Chez Thackeray, les femmes ne sont pas à leur avantage : l’homme n’est pas avare de lieux communs éculés concernant leur comportement, notamment les unes vis-à-vis des autres, semblable en cela à ses contemporains. Mais, en y regardant de plus près, qui est à son avantage chez lui ? Entre le fils de famille criblé de dettes mais comptant sur la mansuétude et la bourse de son père et la fille que ses années de pension n’ont pas préparée à affronter ses semblables, il y a place pour des hypocrites, des fats, des roués ou des dupes : qu’on soit malin ou stupide, on ne trouve pas vraiment grâce aux yeux de notre acerbe auteur. Car en réalité, chacun ne vise que son propre intérêt et il n’y a que l’amour, même chez un rustre comme Rawdon, qui s’accorde avec la sincérité.
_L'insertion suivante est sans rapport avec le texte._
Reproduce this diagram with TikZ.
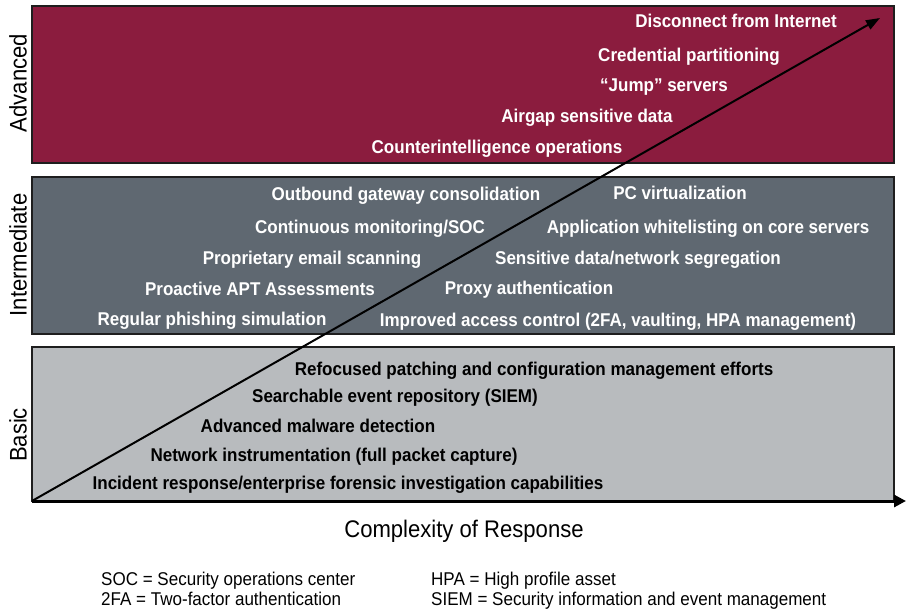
\documentclass[tikz,border=0pt]{standalone}
\usepackage{fontspec}
\setmainfont[FakeStretch=0.92]{Liberation Sans}
\usetikzlibrary{arrows.meta}
\definecolor{advred}{HTML}{8B1C3E}
\definecolor{midgray}{HTML}{5F6871}
\definecolor{lightgray}{HTML}{B8BBBE}
\definecolor{edge}{HTML}{1E1E1E}

\begin{document}
\begin{tikzpicture}[x=1pt,y=-1pt,
  band/.style={draw=edge, line width=2pt},
  item/.style={font=\fontsize{18.5}{20}\selectfont\bfseries, inner sep=0pt, anchor=base},
  wt/.style={item, text=white},
  bk/.style={item, text=black},
  tier/.style={font=\fontsize{24}{26}\selectfont, rotate=90, inner sep=0pt},
  legend/.style={font=\fontsize{18.5}{19}\selectfont, anchor=base west, inner sep=0pt},
  axis/.style={line width=3pt, -{Triangle[length=12pt,width=12pt]}},
  growth/.style={line width=2pt, -{Triangle[length=14pt,width=10pt]}},
]
\useasboundingbox (0,0) rectangle (906,610);

% tier bands
\fill[advred]    (32,6)   rectangle (894,163);
\draw[band]      (32,6)   rectangle (894,163);
\fill[midgray]   (32,177) rectangle (894,334);
\draw[band]      (32,177) rectangle (894,334);
\fill[lightgray] (32,347) rectangle (894,501);
\draw[band]      (32,347) rectangle (894,501);

% tier labels
\node[tier] (tadv) at (18,83)  {Advanced};
\node[tier] (tint) at (18,255) {Intermediate};
\node[tier] (tbas) at (18,435) {Basic};

% advanced measures
\node[wt] (a1) at (736,28)    {Disconnect from Internet};
\node[wt] (a2) at (689,61.5)  {Credential partitioning};
\node[wt] (a3) at (664,92)    {“Jump” servers};
\node[wt] (a4) at (587,123)   {Airgap sensitive data};
\node[wt] (a5) at (497,153.5) {Counterintelligence operations};

% intermediate measures, left column
\node[wt] (i1) at (406,200)   {Outbound gateway consolidation};
\node[wt] (i2) at (370,233)   {Continuous monitoring/SOC};
\node[wt] (i3) at (312,264.5) {Proprietary email scanning};
\node[wt] (i4) at (260,295.5) {Proactive APT Assessments};
\node[wt] (i5) at (212,325.5) {Regular phishing simulation};
% intermediate measures, right column
\node[wt] (j1) at (680,199.5) {PC virtualization};
\node[wt] (j2) at (708,233.5) {Application whitelisting on core servers};
\node[wt] (j3) at (638,264.5) {Sensitive data/network segregation};
\node[wt] (j4) at (529,294.5) {Proxy authentication};
\node[wt] (j5) at (618,326.5) {Improved access control (2FA, vaulting, HPA management)};

% basic measures
\node[bk] (b1) at (534,375) {Refocused patching and configuration management efforts};
\node[bk] (b2) at (395,402) {Searchable event repository (SIEM)};
\node[bk] (b3) at (318,432) {Advanced malware detection};
\node[bk] (b4) at (334,461) {Network instrumentation (full packet capture)};
\node[bk] (b5) at (348,489) {Incident response/enterprise forensic investigation capabilities};

% axes
\coordinate (origin) at (32,501);
\coordinate (xend)   at (906,501);
\coordinate (tip)    at (880,18);
\draw[axis]   (origin) -- (xend);
\draw[growth] (origin) -- (tip);

\node[font=\fontsize{24}{26}\selectfont, anchor=base, inner sep=0pt] (xlab) at (464,537) {Complexity of Response};

% abbreviations
\node[legend] (l1) at (101,585) {SOC = Security operations center};
\node[legend] (l2) at (101,605) {2FA = Two-factor authentication};
\node[legend] (l3) at (431,585) {HPA = High profile asset};
\node[legend] (l4) at (431,605) {SIEM = Security information and event management};
\end{tikzpicture}
\end{document}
Et de toute manière les sentiments, lorsqu’ils interfèrent à l’occasion, ne parviennent pas à gripper les rouages d’une société où il importe avant tout de réussir, quel qu’en soit le prix … à faire payer par les autres, de préférence (on peut vivre à crédit aux dépens de plus pauvres que soi : Thackeray démontre que qui ne paie pas ses dettes s’enrichit !).
Chronique de mœurs ancrée dans l’histoire de son époque (la peinture de la société anglaise, installée à Bruxelles pendant la période entourant la bataille de Waterloo, ce dont je n’avais jamais entendu parler, est passionnante), « La Foire aux vanités » est un roman enlevé et piquant, qui a bien mérité sa place parmi les classiques de la littérature anglaise.